The request →
Quote all lines below exactly. Images stay out.

Raw data →
■ ■ ■ ■

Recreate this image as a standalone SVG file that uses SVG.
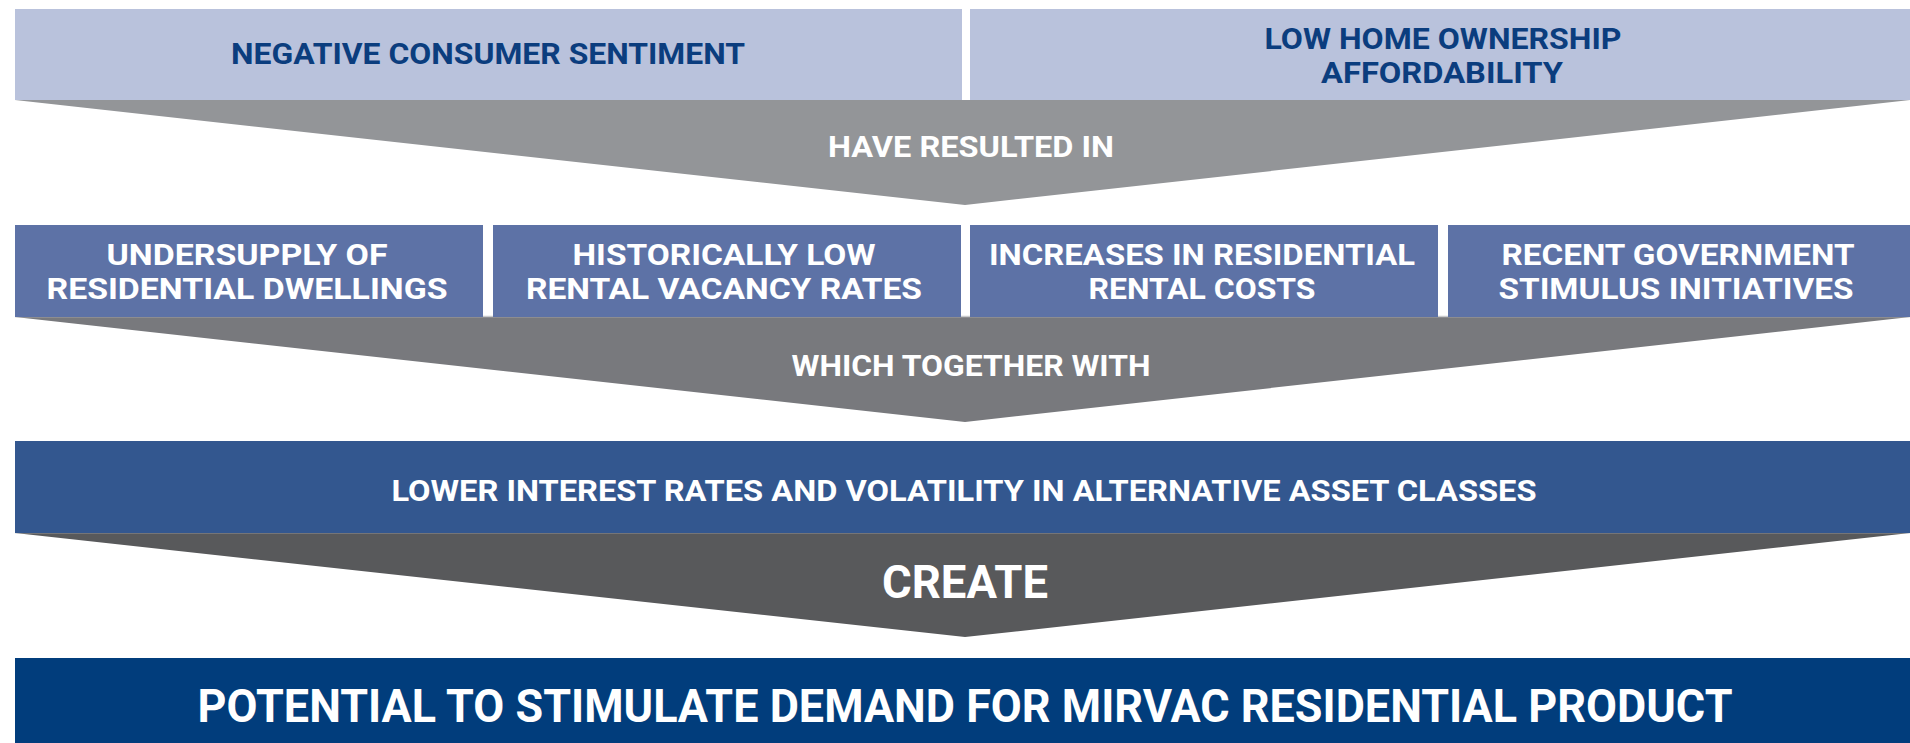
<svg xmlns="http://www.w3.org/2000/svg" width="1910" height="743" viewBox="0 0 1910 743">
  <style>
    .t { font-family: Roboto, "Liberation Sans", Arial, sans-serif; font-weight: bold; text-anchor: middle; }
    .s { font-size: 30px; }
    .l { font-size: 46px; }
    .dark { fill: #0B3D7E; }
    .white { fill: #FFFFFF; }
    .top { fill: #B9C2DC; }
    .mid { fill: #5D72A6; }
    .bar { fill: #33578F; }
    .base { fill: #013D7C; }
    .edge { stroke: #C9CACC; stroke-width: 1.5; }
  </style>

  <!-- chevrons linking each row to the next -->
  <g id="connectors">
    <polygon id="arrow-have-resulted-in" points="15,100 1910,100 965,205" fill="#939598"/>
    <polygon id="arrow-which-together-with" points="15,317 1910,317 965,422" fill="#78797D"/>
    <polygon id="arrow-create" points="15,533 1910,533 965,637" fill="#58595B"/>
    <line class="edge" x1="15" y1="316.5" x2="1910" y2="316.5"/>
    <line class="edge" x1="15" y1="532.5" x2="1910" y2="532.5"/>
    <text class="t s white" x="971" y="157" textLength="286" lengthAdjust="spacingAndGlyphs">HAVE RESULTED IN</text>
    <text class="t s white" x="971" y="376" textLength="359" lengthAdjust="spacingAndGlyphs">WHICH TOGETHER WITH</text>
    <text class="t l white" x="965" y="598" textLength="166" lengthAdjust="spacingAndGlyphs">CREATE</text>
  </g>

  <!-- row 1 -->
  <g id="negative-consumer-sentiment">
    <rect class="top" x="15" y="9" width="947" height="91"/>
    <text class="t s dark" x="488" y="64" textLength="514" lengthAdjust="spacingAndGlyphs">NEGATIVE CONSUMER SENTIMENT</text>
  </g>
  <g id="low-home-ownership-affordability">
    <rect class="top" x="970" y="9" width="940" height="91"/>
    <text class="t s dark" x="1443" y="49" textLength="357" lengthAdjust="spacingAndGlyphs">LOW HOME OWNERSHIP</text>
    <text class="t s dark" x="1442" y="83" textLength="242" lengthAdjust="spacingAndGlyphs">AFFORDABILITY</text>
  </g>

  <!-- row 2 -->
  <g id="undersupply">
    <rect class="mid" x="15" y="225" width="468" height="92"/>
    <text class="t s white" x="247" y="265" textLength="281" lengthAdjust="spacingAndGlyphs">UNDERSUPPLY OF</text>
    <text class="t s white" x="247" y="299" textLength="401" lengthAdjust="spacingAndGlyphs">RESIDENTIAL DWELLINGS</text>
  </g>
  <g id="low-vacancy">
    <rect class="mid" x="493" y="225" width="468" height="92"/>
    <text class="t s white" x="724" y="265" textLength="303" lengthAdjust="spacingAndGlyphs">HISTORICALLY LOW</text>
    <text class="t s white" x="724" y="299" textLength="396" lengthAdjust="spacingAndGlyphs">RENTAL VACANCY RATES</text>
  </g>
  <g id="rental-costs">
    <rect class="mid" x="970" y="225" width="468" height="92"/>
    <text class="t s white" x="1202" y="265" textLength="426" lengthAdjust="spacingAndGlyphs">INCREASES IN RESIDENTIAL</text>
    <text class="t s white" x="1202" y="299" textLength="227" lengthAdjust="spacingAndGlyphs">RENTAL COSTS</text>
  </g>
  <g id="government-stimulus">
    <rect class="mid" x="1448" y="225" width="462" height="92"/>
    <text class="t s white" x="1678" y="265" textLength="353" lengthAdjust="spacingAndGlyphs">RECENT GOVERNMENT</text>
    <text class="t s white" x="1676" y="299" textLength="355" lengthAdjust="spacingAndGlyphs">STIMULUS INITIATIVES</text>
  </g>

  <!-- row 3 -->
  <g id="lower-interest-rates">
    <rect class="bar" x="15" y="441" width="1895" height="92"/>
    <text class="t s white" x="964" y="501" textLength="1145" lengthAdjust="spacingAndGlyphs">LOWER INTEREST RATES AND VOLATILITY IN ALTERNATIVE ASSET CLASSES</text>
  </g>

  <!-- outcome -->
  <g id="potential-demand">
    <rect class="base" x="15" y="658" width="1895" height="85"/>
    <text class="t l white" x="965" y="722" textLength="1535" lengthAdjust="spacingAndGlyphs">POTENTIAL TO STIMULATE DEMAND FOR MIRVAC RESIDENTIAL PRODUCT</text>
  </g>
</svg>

■ ■ ■ ■

Problem solution →
Recreate this image as a standalone SVG file that uses SVG.
<svg xmlns="http://www.w3.org/2000/svg" width="1910" height="743" viewBox="0 0 1910 743">
  <style>
    .t { font-family: Roboto, "Liberation Sans", Arial, sans-serif; font-weight: bold; text-anchor: middle; }
    .s { font-size: 30px; }
    .l { font-size: 46px; }
    .dark { fill: #0B3D7E; }
    .white { fill: #FFFFFF; }
    .top { fill: #B9C2DC; }
    .mid { fill: #5D72A6; }
    .bar { fill: #33578F; }
    .base { fill: #013D7C; }
    .edge { stroke: #C9CACC; stroke-width: 1.5; }
  </style>

  <!-- chevrons linking each row to the next -->
  <g id="connectors">
    <polygon id="arrow-have-resulted-in" points="15,100 1910,100 965,205" fill="#939598"/>
    <polygon id="arrow-which-together-with" points="15,317 1910,317 965,422" fill="#78797D"/>
    <polygon id="arrow-create" points="15,533 1910,533 965,637" fill="#58595B"/>
    <line class="edge" x1="15" y1="316.5" x2="1910" y2="316.5"/>
    <line class="edge" x1="15" y1="532.5" x2="1910" y2="532.5"/>
    <text class="t s white" x="971" y="157" textLength="286" lengthAdjust="spacingAndGlyphs">HAVE RESULTED IN</text>
    <text class="t s white" x="971" y="376" textLength="359" lengthAdjust="spacingAndGlyphs">WHICH TOGETHER WITH</text>
    <text class="t l white" x="965" y="598" textLength="166" lengthAdjust="spacingAndGlyphs">CREATE</text>
  </g>

  <!-- row 1 -->
  <g id="negative-consumer-sentiment">
    <rect class="top" x="15" y="9" width="947" height="91"/>
    <text class="t s dark" x="488" y="64" textLength="514" lengthAdjust="spacingAndGlyphs">NEGATIVE CONSUMER SENTIMENT</text>
  </g>
  <g id="low-home-ownership-affordability">
    <rect class="top" x="970" y="9" width="940" height="91"/>
    <text class="t s dark" x="1443" y="49" textLength="357" lengthAdjust="spacingAndGlyphs">LOW HOME OWNERSHIP</text>
    <text class="t s dark" x="1442" y="83" textLength="242" lengthAdjust="spacingAndGlyphs">AFFORDABILITY</text>
  </g>

  <!-- row 2 -->
  <g id="undersupply">
    <rect class="mid" x="15" y="225" width="468" height="92"/>
    <text class="t s white" x="247" y="265" textLength="281" lengthAdjust="spacingAndGlyphs">UNDERSUPPLY OF</text>
    <text class="t s white" x="247" y="299" textLength="401" lengthAdjust="spacingAndGlyphs">RESIDENTIAL DWELLINGS</text>
  </g>
  <g id="low-vacancy">
    <rect class="mid" x="493" y="225" width="468" height="92"/>
    <text class="t s white" x="724" y="265" textLength="303" lengthAdjust="spacingAndGlyphs">HISTORICALLY LOW</text>
    <text class="t s white" x="724" y="299" textLength="396" lengthAdjust="spacingAndGlyphs">RENTAL VACANCY RATES</text>
  </g>
  <g id="rental-costs">
    <rect class="mid" x="970" y="225" width="468" height="92"/>
    <text class="t s white" x="1202" y="265" textLength="426" lengthAdjust="spacingAndGlyphs">INCREASES IN RESIDENTIAL</text>
    <text class="t s white" x="1202" y="299" textLength="227" lengthAdjust="spacingAndGlyphs">RENTAL COSTS</text>
  </g>
  <g id="government-stimulus">
    <rect class="mid" x="1448" y="225" width="462" height="92"/>
    <text class="t s white" x="1678" y="265" textLength="353" lengthAdjust="spacingAndGlyphs">RECENT GOVERNMENT</text>
    <text class="t s white" x="1676" y="299" textLength="355" lengthAdjust="spacingAndGlyphs">STIMULUS INITIATIVES</text>
  </g>

  <!-- row 3 -->
  <g id="lower-interest-rates">
    <rect class="bar" x="15" y="441" width="1895" height="92"/>
    <text class="t s white" x="964" y="501" textLength="1145" lengthAdjust="spacingAndGlyphs">LOWER INTEREST RATES AND VOLATILITY IN ALTERNATIVE ASSET CLASSES</text>
  </g>

  <!-- outcome -->
  <g id="potential-demand">
    <rect class="base" x="15" y="658" width="1895" height="85"/>
    <text class="t l white" x="965" y="722" textLength="1535" lengthAdjust="spacingAndGlyphs">POTENTIAL TO STIMULATE DEMAND FOR MIRVAC RESIDENTIAL PRODUCT</text>
  </g>
</svg>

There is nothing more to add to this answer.